| Task statement |
Copy out the listing in full, exactly as written, but not its pictures.

※

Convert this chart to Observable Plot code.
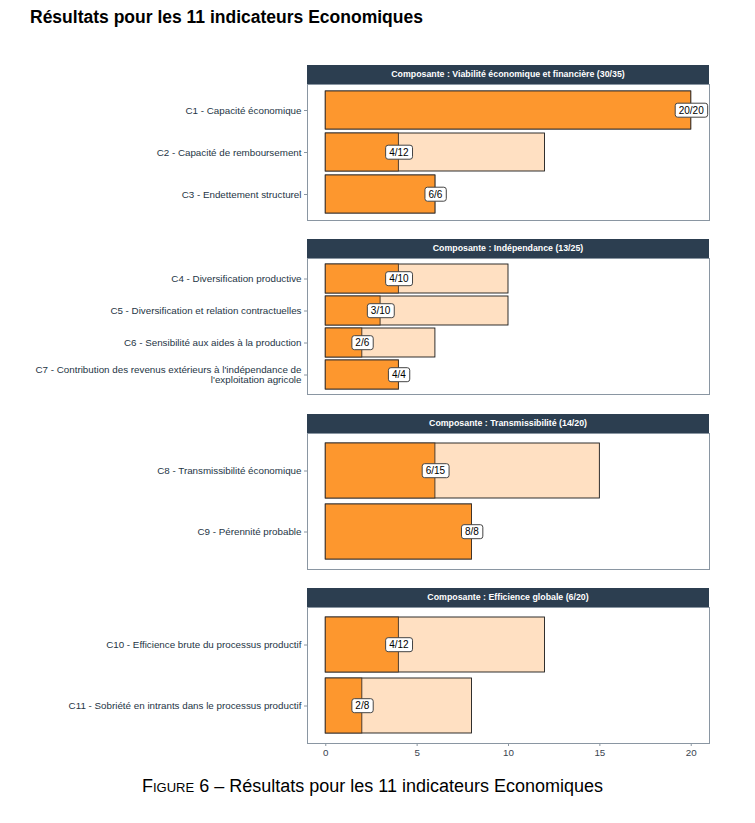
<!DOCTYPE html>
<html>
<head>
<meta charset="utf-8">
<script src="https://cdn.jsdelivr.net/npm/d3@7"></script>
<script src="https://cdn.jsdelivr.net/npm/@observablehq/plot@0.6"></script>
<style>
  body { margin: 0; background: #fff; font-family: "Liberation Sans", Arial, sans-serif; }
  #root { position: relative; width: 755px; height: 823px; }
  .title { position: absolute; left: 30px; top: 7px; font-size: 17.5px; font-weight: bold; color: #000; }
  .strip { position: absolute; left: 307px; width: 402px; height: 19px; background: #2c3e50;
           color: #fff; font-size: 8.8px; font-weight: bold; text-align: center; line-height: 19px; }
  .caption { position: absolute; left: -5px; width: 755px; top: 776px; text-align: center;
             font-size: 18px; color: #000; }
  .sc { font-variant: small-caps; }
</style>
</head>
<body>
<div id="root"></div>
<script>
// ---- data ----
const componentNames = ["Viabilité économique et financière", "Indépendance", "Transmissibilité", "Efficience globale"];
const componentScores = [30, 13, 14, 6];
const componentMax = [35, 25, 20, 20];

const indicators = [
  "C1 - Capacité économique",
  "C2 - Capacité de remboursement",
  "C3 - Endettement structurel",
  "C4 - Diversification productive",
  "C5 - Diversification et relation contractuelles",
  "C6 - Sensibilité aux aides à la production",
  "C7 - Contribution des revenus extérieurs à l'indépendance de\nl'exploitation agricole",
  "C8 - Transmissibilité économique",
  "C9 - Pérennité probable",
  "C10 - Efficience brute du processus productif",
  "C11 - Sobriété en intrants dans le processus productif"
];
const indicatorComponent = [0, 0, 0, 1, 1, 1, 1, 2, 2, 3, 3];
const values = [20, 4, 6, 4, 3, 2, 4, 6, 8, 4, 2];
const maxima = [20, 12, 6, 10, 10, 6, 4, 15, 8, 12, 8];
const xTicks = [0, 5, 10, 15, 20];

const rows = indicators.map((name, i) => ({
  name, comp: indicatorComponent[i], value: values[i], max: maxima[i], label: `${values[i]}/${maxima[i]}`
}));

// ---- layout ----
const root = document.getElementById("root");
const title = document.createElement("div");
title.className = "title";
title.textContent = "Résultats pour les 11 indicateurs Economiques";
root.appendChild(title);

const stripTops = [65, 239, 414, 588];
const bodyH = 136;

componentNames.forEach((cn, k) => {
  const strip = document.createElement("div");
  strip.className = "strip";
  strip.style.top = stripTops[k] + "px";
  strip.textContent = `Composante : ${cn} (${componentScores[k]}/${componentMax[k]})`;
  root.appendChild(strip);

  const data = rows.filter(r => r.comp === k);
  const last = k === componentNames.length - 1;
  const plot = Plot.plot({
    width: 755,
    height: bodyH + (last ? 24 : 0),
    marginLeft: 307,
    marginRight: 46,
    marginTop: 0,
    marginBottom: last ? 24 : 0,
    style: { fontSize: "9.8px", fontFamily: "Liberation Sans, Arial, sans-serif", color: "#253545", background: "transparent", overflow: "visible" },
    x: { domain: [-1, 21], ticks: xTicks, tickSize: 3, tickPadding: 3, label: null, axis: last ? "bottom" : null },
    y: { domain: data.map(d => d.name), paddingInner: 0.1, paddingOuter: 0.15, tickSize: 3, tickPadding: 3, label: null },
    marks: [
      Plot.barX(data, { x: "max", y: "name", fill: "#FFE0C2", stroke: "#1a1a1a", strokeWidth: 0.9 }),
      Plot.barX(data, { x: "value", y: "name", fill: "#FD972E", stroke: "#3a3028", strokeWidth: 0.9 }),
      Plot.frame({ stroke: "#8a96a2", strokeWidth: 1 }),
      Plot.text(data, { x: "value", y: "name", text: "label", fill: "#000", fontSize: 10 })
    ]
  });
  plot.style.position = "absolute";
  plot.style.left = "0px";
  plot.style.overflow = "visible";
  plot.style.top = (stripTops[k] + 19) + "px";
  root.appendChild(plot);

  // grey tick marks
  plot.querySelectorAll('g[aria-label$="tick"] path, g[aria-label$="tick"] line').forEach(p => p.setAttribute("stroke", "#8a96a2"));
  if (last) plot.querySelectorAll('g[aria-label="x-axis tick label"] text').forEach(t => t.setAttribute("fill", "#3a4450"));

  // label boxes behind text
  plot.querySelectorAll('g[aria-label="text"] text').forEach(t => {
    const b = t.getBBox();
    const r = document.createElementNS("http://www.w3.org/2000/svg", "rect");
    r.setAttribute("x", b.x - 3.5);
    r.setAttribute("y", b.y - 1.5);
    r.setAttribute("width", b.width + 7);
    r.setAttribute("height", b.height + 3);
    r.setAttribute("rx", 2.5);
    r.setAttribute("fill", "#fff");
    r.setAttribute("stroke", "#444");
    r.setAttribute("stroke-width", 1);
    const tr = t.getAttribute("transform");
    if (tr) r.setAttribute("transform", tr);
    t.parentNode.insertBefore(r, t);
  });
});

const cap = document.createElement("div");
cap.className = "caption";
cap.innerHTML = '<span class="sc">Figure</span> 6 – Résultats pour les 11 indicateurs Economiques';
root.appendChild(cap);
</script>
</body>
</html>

※

| The result |
Convert this chart to Observable Plot code.
<!DOCTYPE html>
<html>
<head>
<meta charset="utf-8">
<script src="https://cdn.jsdelivr.net/npm/d3@7"></script>
<script src="https://cdn.jsdelivr.net/npm/@observablehq/plot@0.6"></script>
<style>
  body { margin: 0; background: #fff; font-family: "Liberation Sans", Arial, sans-serif; }
  #root { position: relative; width: 755px; height: 823px; }
  .title { position: absolute; left: 30px; top: 7px; font-size: 17.5px; font-weight: bold; color: #000; }
  .strip { position: absolute; left: 307px; width: 402px; height: 19px; background: #2c3e50;
           color: #fff; font-size: 8.8px; font-weight: bold; text-align: center; line-height: 19px; }
  .caption { position: absolute; left: -5px; width: 755px; top: 776px; text-align: center;
             font-size: 18px; color: #000; }
  .sc { font-variant: small-caps; }
</style>
</head>
<body>
<div id="root"></div>
<script>
// ---- data ----
const componentNames = ["Viabilité économique et financière", "Indépendance", "Transmissibilité", "Efficience globale"];
const componentScores = [30, 13, 14, 6];
const componentMax = [35, 25, 20, 20];

const indicators = [
  "C1 - Capacité économique",
  "C2 - Capacité de remboursement",
  "C3 - Endettement structurel",
  "C4 - Diversification productive",
  "C5 - Diversification et relation contractuelles",
  "C6 - Sensibilité aux aides à la production",
  "C7 - Contribution des revenus extérieurs à l'indépendance de\nl'exploitation agricole",
  "C8 - Transmissibilité économique",
  "C9 - Pérennité probable",
  "C10 - Efficience brute du processus productif",
  "C11 - Sobriété en intrants dans le processus productif"
];
const indicatorComponent = [0, 0, 0, 1, 1, 1, 1, 2, 2, 3, 3];
const values = [20, 4, 6, 4, 3, 2, 4, 6, 8, 4, 2];
const maxima = [20, 12, 6, 10, 10, 6, 4, 15, 8, 12, 8];
const xTicks = [0, 5, 10, 15, 20];

const rows = indicators.map((name, i) => ({
  name, comp: indicatorComponent[i], value: values[i], max: maxima[i], label: `${values[i]}/${maxima[i]}`
}));

// ---- layout ----
const root = document.getElementById("root");
const title = document.createElement("div");
title.className = "title";
title.textContent = "Résultats pour les 11 indicateurs Economiques";
root.appendChild(title);

const stripTops = [65, 239, 414, 588];
const bodyH = 136;

componentNames.forEach((cn, k) => {
  const strip = document.createElement("div");
  strip.className = "strip";
  strip.style.top = stripTops[k] + "px";
  strip.textContent = `Composante : ${cn} (${componentScores[k]}/${componentMax[k]})`;
  root.appendChild(strip);

  const data = rows.filter(r => r.comp === k);
  const last = k === componentNames.length - 1;
  const plot = Plot.plot({
    width: 755,
    height: bodyH + (last ? 24 : 0),
    marginLeft: 307,
    marginRight: 46,
    marginTop: 0,
    marginBottom: last ? 24 : 0,
    style: { fontSize: "9.8px", fontFamily: "Liberation Sans, Arial, sans-serif", color: "#253545", background: "transparent", overflow: "visible" },
    x: { domain: [-1, 21], ticks: xTicks, tickSize: 3, tickPadding: 3, label: null, axis: last ? "bottom" : null },
    y: { domain: data.map(d => d.name), paddingInner: 0.1, paddingOuter: 0.15, tickSize: 3, tickPadding: 3, label: null },
    marks: [
      Plot.barX(data, { x: "max", y: "name", fill: "#FFE0C2", stroke: "#1a1a1a", strokeWidth: 0.9 }),
      Plot.barX(data, { x: "value", y: "name", fill: "#FD972E", stroke: "#3a3028", strokeWidth: 0.9 }),
      Plot.frame({ stroke: "#8a96a2", strokeWidth: 1 }),
      Plot.text(data, { x: "value", y: "name", text: "label", fill: "#000", fontSize: 10 })
    ]
  });
  plot.style.position = "absolute";
  plot.style.left = "0px";
  plot.style.overflow = "visible";
  plot.style.top = (stripTops[k] + 19) + "px";
  root.appendChild(plot);

  // grey tick marks
  plot.querySelectorAll('g[aria-label$="tick"] path, g[aria-label$="tick"] line').forEach(p => p.setAttribute("stroke", "#8a96a2"));
  if (last) plot.querySelectorAll('g[aria-label="x-axis tick label"] text').forEach(t => t.setAttribute("fill", "#3a4450"));

  // label boxes behind text
  plot.querySelectorAll('g[aria-label="text"] text').forEach(t => {
    const b = t.getBBox();
    const r = document.createElementNS("http://www.w3.org/2000/svg", "rect");
    r.setAttribute("x", b.x - 3.5);
    r.setAttribute("y", b.y - 1.5);
    r.setAttribute("width", b.width + 7);
    r.setAttribute("height", b.height + 3);
    r.setAttribute("rx", 2.5);
    r.setAttribute("fill", "#fff");
    r.setAttribute("stroke", "#444");
    r.setAttribute("stroke-width", 1);
    const tr = t.getAttribute("transform");
    if (tr) r.setAttribute("transform", tr);
    t.parentNode.insertBefore(r, t);
  });
});

const cap = document.createElement("div");
cap.className = "caption";
cap.innerHTML = '<span class="sc">Figure</span> 6 – Résultats pour les 11 indicateurs Economiques';
root.appendChild(cap);
</script>
</body>
</html>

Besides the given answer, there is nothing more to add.